In the mid-19th century the town of Coventry, England, was the centre of a ribbon weaving industry. In 1860 the Cobden–Chevalier Treaty was signed; this free trade treaty introduced new competition into the industry, leading to a collapse in the local economy.

Thomas Stevens, a local weaver, responded by adapting the Jacquard looms used in Coventry to weave colourful pictures from silk. By 1862, Stevens could produce four different designs and by the late 1880s this had grown to over 900; they became known as "Stevengraphs", after their maker. Many of these designs were used to produce bookmarks, while others were used to make greeting cards and other silk objects.

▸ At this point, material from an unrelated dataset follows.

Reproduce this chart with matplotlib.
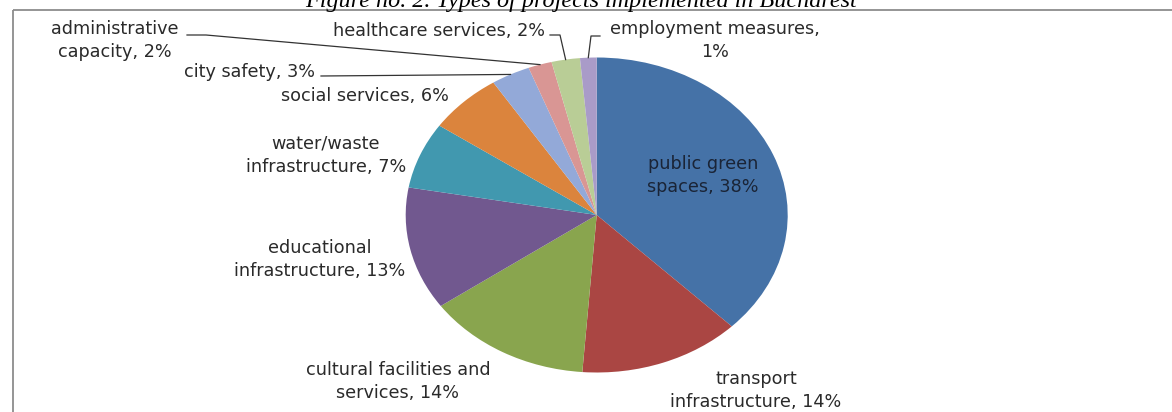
import numpy as np
import matplotlib.pyplot as plt
from matplotlib.patches import Rectangle

# slice shares (percent), clockwise from 12 o'clock
categories = ["public green\nspaces", "transport\ninfrastructure", "cultural facilities and\nservices",
              "educational\ninfrastructure", "water/waste\ninfrastructure", "social services",
              "city safety", "administrative\ncapacity", "healthcare services", "employment measures,\n"]
shares = [37.5, 13.7, 14.0, 12.6, 6.8, 6.3, 3.3, 2.0, 2.4, 1.4]
colors = ["#4572A7", "#AA4643", "#89A54E", "#71588F", "#4198AF", "#DB843D",
          "#93A9D8", "#D99694", "#B9CD96", "#A99BC8"]
title = "Figure no. 2. Types of projects implemented in Bucharest"

W, H = 1172, 412
cx, cy, rx, ry = 596.7, 215.0, 191.0, 157.5

fig = plt.figure(figsize=(W / 100, H / 100), dpi=100)

# pie axes covers the (stretched) ellipse box
pax = fig.add_axes([(cx - rx) / W, (H - cy - ry) / H, 2 * rx / W, 2 * ry / H])
wedges, _ = pax.pie(shares, colors=colors, startangle=90, counterclock=False, radius=1)
pax.set_aspect("auto")
pax.set_xlim(-1, 1)
pax.set_ylim(-1, 1)
pax.axis("off")

# overlay in pixel coords for labels, leader lines and frame
ax = fig.add_axes([0, 0, 1, 1])
ax.set_xlim(0, W)
ax.set_ylim(H, 0)
ax.axis("off")
ax.patch.set_alpha(0)

ax.add_patch(Rectangle((13, 10), W, H, fill=False, ec="#8c8c8c", lw=1.3))
ax.text(581, 7, title, ha="center", va="baseline", fontsize=17.4, style="italic",
        family="Liberation Serif", color="black")

font = dict(family=["DejaVu Sans"], fontsize=12.7, linespacing=1.38)

# label centre x / last-line baseline y (pixels)
label_pos = [(703, 192), (756, 407), (398, 398), (320, 276), (326, 172),
             (365, 101), (250, 77), (115, 57), (439, 36), (715, 57)]
label_col = ["#1a2436"] + ["#2a2a2a"] * 9
for name, s, (x, y), c in zip(categories, shares, label_pos, label_col):
    ax.text(x, y, "{}{}{:.0f}%".format(name, "" if name.endswith("\n") else ", ", round(s)),
            ha="center", va="baseline", color=c, **font)


def edge_point(w):
    a = np.deg2rad((w.theta1 + w.theta2) / 2)
    p = pax.transData.transform((np.cos(a), np.sin(a)))
    return ax.transData.inverted().transform(p)


# leader lines: (start, knee) in pixels, then to slice edge
leaders = {6: [(321, 76)], 7: [(187, 35), (206, 35)], 8: [(550, 35), (560, 35)], 9: [(600, 36), (591, 36)]}
for i, pts in leaders.items():
    ex, ey = edge_point(wedges[i])
    xs = [p[0] for p in pts] + [ex]
    ys = [p[1] for p in pts] + [ey]
    ax.plot(xs, ys, color="#333333", lw=0.9)

fig.savefig("out.png", dpi=100)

By the 1930s, Stevengraphs were considered collectable items, but the hobby was considered eccentric and mainly confined to female collectors. During the Second World War Coventry was attacked by German bombers; on 14 November 1940 the Coventry Blitz occurred, destroying the Stevens factory and apparently all records of the Stevengraphs.

In the late 1950s it emerged that Henry Stephens, a descendant of Thomas, had saved one of the pattern books the night before the attack and kept it in safe storage; Henry donated it to the Coventry City Council, who in turn entrusted it with the Herbert Art Gallery and Museum. Stevengraphs became valuable, with more male collectors entering the hobby. Prices rose, particularly for unusual or rarer images less popular during the Victorian period.

Stevengraphs normally measured 140mm x 64mm (5½ x 2½ inch) and were often mounted on cardboard. A printed label on the reverse would indicate that the design was registered and could not be copied. Several other Coventry firms also produced silk-work pictures including W H Grant and Welch & Lambton.

Stevengraphs are held in collections at the Bodleian Library, the Science Museum, the Victoria and Albert Museum and the National Trust property Greenway House, near Brixham, Devon.

==Bibliography==
- Godden, Geoffrey. (1968) History in silk, The Times, 27 April 1968.
- Wollen, Peter. (2004) Paris/Manhattan: Writings on Art. London: Verso. ISBN 978-1-85984-580-6.